Mr Kenny said he knows the area of the Mayo coast where Rescue 116 went down well.
"Obviously the search continues and on behalf of the Government again we pay our respects to the family of Dara Fitzpatrick. The search continues for other crew members.
"Clearly in the analysis and investigation into this we want to uncover what exactly happened in respect of the lack of communications and loss of contact with Rescue Helicopter 116," Mr Kenny said.
He told reporters that he learned about the lack of communications from the rescue team late last night.
The Taoiseach has been briefed on the unfolding situation by Transport Minister Shane Ross and the Chief of Staff for the Defence Forces Mark Mellet.
"The Irish Coast Guard have been exceptionally professional and competent in their work over many years.
"Last year alone over 2,500 incidents were directed by the Irish Coast Guard," he said.
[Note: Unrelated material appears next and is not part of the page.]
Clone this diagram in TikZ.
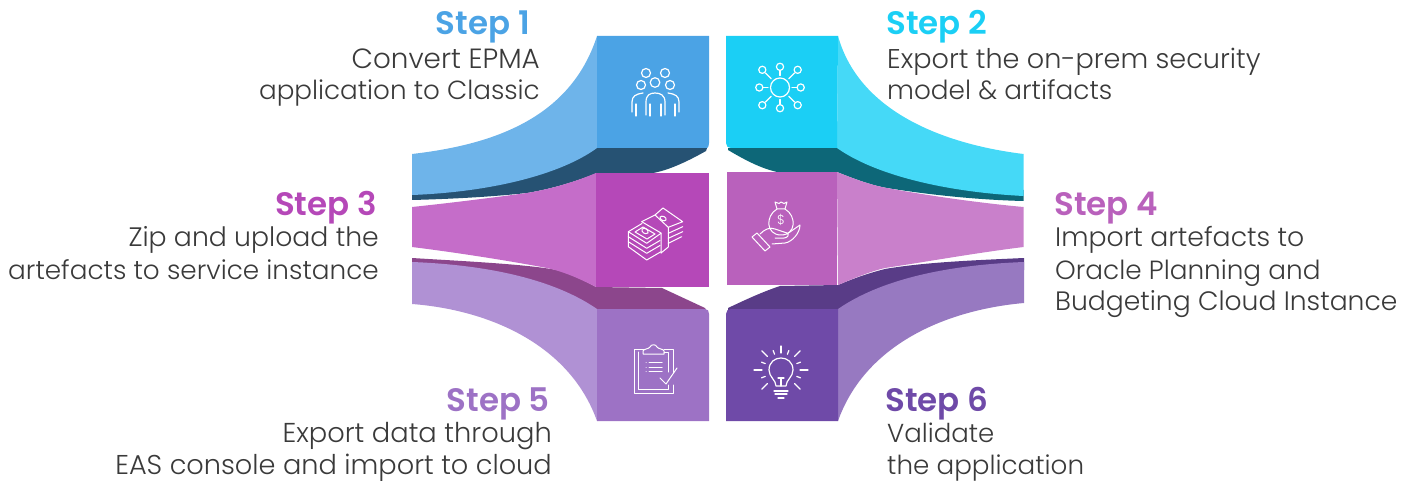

"Obviously the rescue agencies are now coordinating their search in the locality, assisted by the Achill Lifeboat and local fishermen. Obviously Gardaí and the Defence Forces are in the area."
President Michael D Higgins has also paid tribute to the late Coast Guard member.
"Today marks a dark day in the history of the Coast Guard / Garda Cósta na hÉireann, with a member of this important service losing her life while providing assistance to others," he said.
"On behalf of the people of Ireland, may I pay tribute to Captain Dara Fitzpatrick who died today.
Health Minister Simon Harris has also paid tribute.
"It is striking that on a bright spring day such a dark cloud hangs over Ireland," he said.
"The crew of Rescue 116 represent all that is good about our country - they epitomise courage, bravery, selflessness and dedication to the welfare of others.
"These traits were all on display again overnight on our West Coast.
"This crew joined their colleagues in an effort to help a fishing vessel crewman access medical care. We now know that, tragically, Captain Dara Fitzpatrick has passed away.
"Often at times of great difficulty and sadness, we see people pull together - this has been so evident today as the ongoing, collective effort of our emergency services and the local community work together on this search mission."
Last September brave volunteer Caitríona Lucas (below) became the first coast guard member to die in the line of duty.
Ms Lucas, an active member of the Doolin coast guard in Co Clare, was part of a search and rescue operation in Kilkee when the tragedy struck.
More than 400 lives were saved last year by the service. The rescue missions were among 2,500 incidents co-ordinated from the agency's main bases at Dublin, Malin, Co Donegal, and Valentia, Co Kerry.